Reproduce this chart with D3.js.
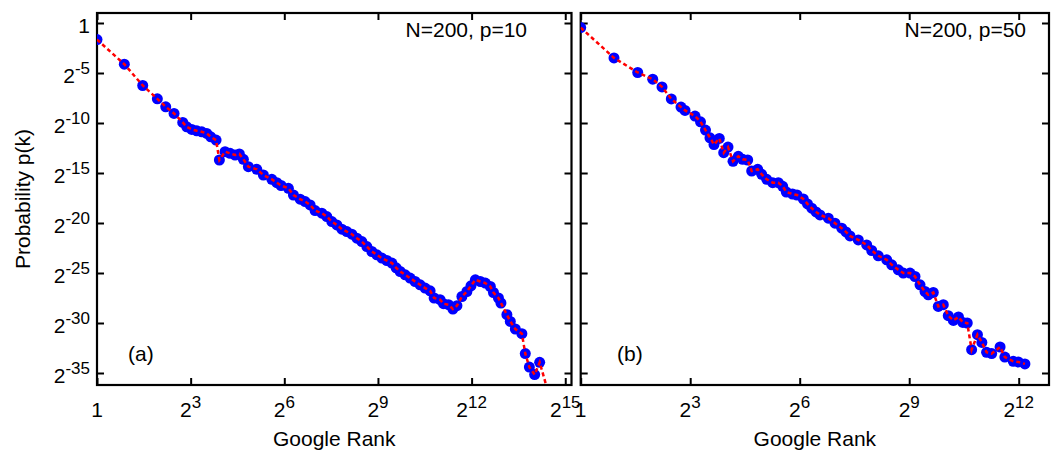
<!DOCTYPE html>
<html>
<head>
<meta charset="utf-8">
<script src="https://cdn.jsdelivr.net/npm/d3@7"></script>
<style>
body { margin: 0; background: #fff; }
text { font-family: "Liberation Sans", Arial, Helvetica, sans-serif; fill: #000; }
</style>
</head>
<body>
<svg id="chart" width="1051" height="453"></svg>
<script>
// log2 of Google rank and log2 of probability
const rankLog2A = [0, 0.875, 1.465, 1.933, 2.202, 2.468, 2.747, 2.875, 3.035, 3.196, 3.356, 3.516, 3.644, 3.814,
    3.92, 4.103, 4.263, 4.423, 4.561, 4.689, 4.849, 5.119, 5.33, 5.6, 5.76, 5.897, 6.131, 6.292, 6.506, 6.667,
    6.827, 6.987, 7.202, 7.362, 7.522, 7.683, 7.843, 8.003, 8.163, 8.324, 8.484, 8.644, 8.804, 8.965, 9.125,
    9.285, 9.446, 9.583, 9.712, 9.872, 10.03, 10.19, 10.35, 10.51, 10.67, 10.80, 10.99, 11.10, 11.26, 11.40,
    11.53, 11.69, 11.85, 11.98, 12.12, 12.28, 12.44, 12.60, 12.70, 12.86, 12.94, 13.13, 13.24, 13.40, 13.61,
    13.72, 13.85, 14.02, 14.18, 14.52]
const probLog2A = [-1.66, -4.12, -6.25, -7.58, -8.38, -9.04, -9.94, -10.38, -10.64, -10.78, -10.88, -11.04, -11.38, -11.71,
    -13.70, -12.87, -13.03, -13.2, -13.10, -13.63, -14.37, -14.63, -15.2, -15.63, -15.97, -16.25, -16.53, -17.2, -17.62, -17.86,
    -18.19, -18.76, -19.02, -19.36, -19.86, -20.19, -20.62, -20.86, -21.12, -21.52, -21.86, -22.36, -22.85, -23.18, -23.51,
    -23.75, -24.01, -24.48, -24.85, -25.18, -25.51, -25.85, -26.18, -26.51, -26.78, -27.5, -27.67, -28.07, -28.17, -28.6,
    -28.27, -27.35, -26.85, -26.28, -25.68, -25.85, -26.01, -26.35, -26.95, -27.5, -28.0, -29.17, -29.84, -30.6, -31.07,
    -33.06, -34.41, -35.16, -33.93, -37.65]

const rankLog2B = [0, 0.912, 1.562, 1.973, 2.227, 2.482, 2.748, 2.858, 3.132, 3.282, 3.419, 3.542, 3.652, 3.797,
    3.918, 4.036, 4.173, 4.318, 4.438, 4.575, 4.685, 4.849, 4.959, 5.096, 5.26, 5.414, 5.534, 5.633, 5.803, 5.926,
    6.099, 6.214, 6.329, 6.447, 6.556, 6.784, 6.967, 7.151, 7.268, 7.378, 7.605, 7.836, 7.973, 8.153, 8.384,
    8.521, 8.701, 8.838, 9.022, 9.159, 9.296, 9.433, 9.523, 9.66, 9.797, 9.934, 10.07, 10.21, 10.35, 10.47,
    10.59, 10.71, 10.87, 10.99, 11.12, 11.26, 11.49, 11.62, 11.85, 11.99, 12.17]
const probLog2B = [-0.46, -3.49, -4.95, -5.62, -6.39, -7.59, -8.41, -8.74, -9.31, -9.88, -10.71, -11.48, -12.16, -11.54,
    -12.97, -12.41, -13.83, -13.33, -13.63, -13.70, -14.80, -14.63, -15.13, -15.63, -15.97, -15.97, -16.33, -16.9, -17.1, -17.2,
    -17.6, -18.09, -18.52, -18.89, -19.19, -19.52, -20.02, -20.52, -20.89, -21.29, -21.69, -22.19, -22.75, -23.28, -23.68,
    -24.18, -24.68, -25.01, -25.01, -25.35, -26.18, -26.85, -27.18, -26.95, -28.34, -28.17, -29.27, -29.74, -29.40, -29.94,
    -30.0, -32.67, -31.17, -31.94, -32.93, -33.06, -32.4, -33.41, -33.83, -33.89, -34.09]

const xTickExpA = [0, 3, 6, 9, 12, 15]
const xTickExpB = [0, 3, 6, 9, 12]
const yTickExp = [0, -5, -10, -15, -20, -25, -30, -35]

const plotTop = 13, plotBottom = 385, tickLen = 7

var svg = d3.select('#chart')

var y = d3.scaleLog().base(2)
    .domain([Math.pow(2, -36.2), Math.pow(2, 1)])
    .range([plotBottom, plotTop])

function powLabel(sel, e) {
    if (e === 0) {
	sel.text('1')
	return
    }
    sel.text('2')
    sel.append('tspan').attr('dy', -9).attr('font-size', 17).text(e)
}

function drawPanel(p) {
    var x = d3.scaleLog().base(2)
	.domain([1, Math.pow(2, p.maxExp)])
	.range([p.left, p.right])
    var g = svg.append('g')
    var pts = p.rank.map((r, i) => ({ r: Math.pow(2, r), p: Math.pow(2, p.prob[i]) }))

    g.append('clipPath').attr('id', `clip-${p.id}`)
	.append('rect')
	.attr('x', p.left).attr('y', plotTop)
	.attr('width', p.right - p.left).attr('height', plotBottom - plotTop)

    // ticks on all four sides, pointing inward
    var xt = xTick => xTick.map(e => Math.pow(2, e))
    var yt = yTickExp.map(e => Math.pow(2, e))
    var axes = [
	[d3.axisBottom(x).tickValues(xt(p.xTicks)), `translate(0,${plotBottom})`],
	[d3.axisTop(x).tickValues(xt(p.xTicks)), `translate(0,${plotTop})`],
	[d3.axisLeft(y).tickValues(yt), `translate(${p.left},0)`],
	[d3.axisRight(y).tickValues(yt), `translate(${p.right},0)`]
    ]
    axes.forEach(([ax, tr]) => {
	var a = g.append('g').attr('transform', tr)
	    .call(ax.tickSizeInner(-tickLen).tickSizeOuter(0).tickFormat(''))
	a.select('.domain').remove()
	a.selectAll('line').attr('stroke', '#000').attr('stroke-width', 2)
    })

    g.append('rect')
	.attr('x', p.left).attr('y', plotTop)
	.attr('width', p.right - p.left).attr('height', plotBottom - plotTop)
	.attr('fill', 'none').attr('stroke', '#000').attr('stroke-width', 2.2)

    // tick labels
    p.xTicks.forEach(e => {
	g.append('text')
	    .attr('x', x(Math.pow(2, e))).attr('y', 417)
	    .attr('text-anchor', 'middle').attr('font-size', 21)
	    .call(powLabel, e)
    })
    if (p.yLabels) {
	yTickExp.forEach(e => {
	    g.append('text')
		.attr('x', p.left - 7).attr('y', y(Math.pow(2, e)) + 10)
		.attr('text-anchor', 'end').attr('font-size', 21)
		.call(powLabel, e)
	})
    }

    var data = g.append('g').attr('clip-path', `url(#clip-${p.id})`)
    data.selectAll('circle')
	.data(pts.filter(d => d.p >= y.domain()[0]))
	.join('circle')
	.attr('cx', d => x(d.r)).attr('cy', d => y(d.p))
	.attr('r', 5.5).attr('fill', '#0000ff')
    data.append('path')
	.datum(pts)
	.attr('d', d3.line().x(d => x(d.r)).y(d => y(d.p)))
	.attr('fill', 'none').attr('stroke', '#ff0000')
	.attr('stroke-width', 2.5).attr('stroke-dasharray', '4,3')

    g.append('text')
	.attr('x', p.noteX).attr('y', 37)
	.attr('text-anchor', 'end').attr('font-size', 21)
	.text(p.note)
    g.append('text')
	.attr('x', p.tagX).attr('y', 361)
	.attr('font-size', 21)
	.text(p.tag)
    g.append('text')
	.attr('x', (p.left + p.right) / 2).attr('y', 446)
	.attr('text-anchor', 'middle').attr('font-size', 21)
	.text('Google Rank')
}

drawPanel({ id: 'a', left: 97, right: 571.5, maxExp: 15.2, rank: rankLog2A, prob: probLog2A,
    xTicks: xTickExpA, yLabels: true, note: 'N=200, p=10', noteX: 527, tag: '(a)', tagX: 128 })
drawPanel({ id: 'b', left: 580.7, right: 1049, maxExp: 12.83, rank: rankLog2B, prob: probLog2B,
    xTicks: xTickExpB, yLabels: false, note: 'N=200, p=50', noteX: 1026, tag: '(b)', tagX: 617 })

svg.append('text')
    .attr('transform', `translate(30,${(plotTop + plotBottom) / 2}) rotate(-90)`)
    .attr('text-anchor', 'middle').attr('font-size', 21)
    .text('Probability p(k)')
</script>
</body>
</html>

--

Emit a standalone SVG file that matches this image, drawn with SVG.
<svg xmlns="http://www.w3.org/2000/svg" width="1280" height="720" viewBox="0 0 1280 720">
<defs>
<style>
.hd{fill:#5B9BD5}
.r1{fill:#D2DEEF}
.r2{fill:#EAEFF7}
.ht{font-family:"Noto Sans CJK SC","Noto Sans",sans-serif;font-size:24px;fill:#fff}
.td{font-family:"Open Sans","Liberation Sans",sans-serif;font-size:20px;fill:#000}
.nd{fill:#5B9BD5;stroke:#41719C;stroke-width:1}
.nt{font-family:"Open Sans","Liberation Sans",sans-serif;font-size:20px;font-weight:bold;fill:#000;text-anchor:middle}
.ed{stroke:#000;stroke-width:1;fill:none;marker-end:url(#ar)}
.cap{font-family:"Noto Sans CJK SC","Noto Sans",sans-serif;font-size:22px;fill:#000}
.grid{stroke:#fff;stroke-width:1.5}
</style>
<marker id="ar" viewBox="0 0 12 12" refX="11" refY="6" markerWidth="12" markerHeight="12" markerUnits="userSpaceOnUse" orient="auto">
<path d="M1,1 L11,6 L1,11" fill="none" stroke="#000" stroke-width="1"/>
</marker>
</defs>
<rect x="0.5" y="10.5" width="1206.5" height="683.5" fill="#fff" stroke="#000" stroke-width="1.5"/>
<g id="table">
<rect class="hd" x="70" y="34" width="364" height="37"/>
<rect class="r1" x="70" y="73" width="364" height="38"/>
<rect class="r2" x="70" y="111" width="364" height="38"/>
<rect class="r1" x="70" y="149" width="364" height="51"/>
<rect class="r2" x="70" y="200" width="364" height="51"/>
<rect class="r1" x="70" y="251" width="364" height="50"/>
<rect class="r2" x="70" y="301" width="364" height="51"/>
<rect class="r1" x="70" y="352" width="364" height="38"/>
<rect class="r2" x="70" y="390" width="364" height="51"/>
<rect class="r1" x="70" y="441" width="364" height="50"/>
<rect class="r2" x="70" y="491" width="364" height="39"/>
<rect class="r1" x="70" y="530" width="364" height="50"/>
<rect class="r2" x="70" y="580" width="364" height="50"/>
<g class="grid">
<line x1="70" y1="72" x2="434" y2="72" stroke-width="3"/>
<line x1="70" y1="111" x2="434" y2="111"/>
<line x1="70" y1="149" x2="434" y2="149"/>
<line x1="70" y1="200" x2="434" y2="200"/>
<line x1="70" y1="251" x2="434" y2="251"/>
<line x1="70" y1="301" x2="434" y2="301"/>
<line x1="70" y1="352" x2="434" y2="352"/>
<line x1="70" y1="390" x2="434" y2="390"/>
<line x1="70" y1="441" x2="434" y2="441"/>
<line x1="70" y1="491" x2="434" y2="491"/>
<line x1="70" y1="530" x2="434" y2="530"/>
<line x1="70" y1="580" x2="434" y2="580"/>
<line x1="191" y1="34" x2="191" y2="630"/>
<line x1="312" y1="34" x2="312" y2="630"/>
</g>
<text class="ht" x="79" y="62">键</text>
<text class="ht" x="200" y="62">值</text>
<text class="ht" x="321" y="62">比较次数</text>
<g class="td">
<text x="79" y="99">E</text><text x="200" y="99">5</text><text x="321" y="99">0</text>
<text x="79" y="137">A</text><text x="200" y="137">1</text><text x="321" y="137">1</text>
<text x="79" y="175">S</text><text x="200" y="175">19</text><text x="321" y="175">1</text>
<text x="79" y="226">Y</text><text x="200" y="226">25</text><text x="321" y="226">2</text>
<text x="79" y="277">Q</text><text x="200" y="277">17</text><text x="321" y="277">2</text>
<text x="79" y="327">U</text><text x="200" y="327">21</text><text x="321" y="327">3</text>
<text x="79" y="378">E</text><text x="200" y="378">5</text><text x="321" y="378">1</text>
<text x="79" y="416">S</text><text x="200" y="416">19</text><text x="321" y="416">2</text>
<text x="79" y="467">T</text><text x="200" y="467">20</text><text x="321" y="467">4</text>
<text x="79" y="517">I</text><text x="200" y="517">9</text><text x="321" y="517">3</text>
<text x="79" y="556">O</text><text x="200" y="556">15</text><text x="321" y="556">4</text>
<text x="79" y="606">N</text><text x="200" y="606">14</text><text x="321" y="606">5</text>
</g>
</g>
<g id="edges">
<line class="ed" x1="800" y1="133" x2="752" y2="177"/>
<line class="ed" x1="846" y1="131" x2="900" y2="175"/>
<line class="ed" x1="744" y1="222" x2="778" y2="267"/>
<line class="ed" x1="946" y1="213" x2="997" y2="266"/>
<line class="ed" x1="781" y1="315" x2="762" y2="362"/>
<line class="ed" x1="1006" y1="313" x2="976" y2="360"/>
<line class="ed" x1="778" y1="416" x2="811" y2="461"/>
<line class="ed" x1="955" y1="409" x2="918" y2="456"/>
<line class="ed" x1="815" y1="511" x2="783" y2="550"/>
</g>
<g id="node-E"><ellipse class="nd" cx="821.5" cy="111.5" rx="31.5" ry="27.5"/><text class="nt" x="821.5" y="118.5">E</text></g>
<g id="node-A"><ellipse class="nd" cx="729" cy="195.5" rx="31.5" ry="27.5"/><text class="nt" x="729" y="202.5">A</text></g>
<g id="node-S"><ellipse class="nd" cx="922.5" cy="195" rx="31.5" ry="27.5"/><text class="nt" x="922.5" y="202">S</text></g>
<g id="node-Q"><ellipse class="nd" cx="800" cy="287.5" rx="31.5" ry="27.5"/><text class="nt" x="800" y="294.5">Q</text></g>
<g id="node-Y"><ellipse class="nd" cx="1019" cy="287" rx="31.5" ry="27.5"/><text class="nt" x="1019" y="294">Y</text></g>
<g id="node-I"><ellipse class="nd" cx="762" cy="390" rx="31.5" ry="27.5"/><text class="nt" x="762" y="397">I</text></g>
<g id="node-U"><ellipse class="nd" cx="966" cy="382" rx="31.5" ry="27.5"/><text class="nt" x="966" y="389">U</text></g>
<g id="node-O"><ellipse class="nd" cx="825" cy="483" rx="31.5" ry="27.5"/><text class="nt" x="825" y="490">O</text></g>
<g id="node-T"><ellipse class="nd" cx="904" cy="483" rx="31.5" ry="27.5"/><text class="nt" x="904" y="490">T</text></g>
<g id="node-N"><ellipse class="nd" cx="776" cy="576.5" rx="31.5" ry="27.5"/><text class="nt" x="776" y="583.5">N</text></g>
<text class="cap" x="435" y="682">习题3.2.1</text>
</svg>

--

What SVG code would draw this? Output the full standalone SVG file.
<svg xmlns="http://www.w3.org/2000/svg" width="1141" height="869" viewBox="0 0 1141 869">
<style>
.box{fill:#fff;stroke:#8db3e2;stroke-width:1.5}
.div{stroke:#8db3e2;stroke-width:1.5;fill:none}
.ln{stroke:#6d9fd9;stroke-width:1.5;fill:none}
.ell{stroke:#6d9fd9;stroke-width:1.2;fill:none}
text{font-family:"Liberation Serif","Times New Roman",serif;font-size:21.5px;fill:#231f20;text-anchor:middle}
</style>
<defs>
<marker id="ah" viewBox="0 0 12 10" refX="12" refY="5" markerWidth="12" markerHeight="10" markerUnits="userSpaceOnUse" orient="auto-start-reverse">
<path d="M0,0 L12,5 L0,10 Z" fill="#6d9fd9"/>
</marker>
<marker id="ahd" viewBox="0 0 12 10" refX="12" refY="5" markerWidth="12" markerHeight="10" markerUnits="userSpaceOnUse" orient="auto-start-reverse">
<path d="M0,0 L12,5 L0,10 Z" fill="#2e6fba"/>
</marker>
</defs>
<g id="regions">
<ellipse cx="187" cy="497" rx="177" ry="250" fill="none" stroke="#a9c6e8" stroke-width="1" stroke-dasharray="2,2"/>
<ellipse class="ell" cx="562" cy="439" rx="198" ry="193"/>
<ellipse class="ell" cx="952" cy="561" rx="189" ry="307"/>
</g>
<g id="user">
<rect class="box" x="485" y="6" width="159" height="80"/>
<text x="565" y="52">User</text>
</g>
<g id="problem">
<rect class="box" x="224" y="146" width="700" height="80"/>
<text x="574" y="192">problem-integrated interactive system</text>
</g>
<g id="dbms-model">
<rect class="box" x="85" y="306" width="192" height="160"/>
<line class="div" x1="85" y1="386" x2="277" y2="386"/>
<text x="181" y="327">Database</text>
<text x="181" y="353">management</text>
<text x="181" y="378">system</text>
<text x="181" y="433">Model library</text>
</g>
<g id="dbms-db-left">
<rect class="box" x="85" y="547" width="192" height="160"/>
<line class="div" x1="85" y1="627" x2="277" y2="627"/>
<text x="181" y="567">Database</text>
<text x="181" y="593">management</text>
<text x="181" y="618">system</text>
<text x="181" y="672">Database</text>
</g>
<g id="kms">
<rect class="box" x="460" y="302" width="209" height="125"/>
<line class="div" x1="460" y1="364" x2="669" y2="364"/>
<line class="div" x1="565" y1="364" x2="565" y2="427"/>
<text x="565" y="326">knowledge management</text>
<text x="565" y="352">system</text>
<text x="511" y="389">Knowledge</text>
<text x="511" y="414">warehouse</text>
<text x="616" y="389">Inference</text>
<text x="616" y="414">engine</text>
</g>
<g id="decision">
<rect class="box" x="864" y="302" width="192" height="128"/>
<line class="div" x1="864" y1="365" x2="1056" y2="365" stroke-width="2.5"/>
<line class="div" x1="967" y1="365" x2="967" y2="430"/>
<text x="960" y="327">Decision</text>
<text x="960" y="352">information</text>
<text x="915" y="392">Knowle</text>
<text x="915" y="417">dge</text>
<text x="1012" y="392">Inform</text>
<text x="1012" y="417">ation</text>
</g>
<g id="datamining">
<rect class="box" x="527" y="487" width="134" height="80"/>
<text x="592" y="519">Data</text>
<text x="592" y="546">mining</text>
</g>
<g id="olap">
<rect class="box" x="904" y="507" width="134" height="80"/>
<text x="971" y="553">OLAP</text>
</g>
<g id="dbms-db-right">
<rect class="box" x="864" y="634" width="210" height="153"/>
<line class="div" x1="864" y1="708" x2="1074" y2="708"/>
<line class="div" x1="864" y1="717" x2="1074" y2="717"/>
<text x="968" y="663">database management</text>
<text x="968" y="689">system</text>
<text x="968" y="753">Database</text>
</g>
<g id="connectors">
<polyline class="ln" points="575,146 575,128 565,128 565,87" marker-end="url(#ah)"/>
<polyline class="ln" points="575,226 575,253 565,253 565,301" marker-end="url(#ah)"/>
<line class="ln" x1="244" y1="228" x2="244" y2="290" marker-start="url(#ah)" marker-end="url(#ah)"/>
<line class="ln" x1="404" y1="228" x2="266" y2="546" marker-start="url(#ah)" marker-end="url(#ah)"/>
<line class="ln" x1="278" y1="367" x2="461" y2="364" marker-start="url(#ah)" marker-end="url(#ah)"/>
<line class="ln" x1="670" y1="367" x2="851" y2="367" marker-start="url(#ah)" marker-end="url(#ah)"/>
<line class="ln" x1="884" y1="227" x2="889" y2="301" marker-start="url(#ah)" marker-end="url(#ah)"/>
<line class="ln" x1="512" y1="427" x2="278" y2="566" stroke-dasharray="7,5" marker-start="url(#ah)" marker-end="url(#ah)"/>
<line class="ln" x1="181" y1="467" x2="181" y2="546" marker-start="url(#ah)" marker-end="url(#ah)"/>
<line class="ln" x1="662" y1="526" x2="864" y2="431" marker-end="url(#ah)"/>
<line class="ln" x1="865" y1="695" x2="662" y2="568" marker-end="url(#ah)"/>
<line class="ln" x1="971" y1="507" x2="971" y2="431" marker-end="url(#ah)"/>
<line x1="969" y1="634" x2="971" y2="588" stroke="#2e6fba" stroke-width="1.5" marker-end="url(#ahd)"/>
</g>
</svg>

SHORT EXERCISE: Set down, word for word, the lines from the one holding "Reproduce this chart with D3.js." through the one holding "-33.06, -34.41, -35.16, -33.93, -37.65]". Skip the pictures.

EXERCISE RESPONSE:
Reproduce this chart with D3.js.
<!DOCTYPE html>
<html>
<head>
<meta charset="utf-8">
<script src="https://cdn.jsdelivr.net/npm/d3@7"></script>
<style>
body { margin: 0; background: #fff; }
text { font-family: "Liberation Sans", Arial, Helvetica, sans-serif; fill: #000; }
</style>
</head>
<body>
<svg id="chart" width="1051" height="453"></svg>
<script>
// log2 of Google rank and log2 of probability
const rankLog2A = [0, 0.875, 1.465, 1.933, 2.202, 2.468, 2.747, 2.875, 3.035, 3.196, 3.356, 3.516, 3.644, 3.814,
    3.92, 4.103, 4.263, 4.423, 4.561, 4.689, 4.849, 5.119, 5.33, 5.6, 5.76, 5.897, 6.131, 6.292, 6.506, 6.667,
    6.827, 6.987, 7.202, 7.362, 7.522, 7.683, 7.843, 8.003, 8.163, 8.324, 8.484, 8.644, 8.804, 8.965, 9.125,
    9.285, 9.446, 9.583, 9.712, 9.872, 10.03, 10.19, 10.35, 10.51, 10.67, 10.80, 10.99, 11.10, 11.26, 11.40,
    11.53, 11.69, 11.85, 11.98, 12.12, 12.28, 12.44, 12.60, 12.70, 12.86, 12.94, 13.13, 13.24, 13.40, 13.61,
    13.72, 13.85, 14.02, 14.18, 14.52]
const probLog2A = [-1.66, -4.12, -6.25, -7.58, -8.38, -9.04, -9.94, -10.38, -10.64, -10.78, -10.88, -11.04, -11.38, -11.71,
    -13.70, -12.87, -13.03, -13.2, -13.10, -13.63, -14.37, -14.63, -15.2, -15.63, -15.97, -16.25, -16.53, -17.2, -17.62, -17.86,
    -18.19, -18.76, -19.02, -19.36, -19.86, -20.19, -20.62, -20.86, -21.12, -21.52, -21.86, -22.36, -22.85, -23.18, -23.51,
    -23.75, -24.01, -24.48, -24.85, -25.18, -25.51, -25.85, -26.18, -26.51, -26.78, -27.5, -27.67, -28.07, -28.17, -28.6,
    -28.27, -27.35, -26.85, -26.28, -25.68, -25.85, -26.01, -26.35, -26.95, -27.5, -28.0, -29.17, -29.84, -30.6, -31.07,
    -33.06, -34.41, -35.16, -33.93, -37.65]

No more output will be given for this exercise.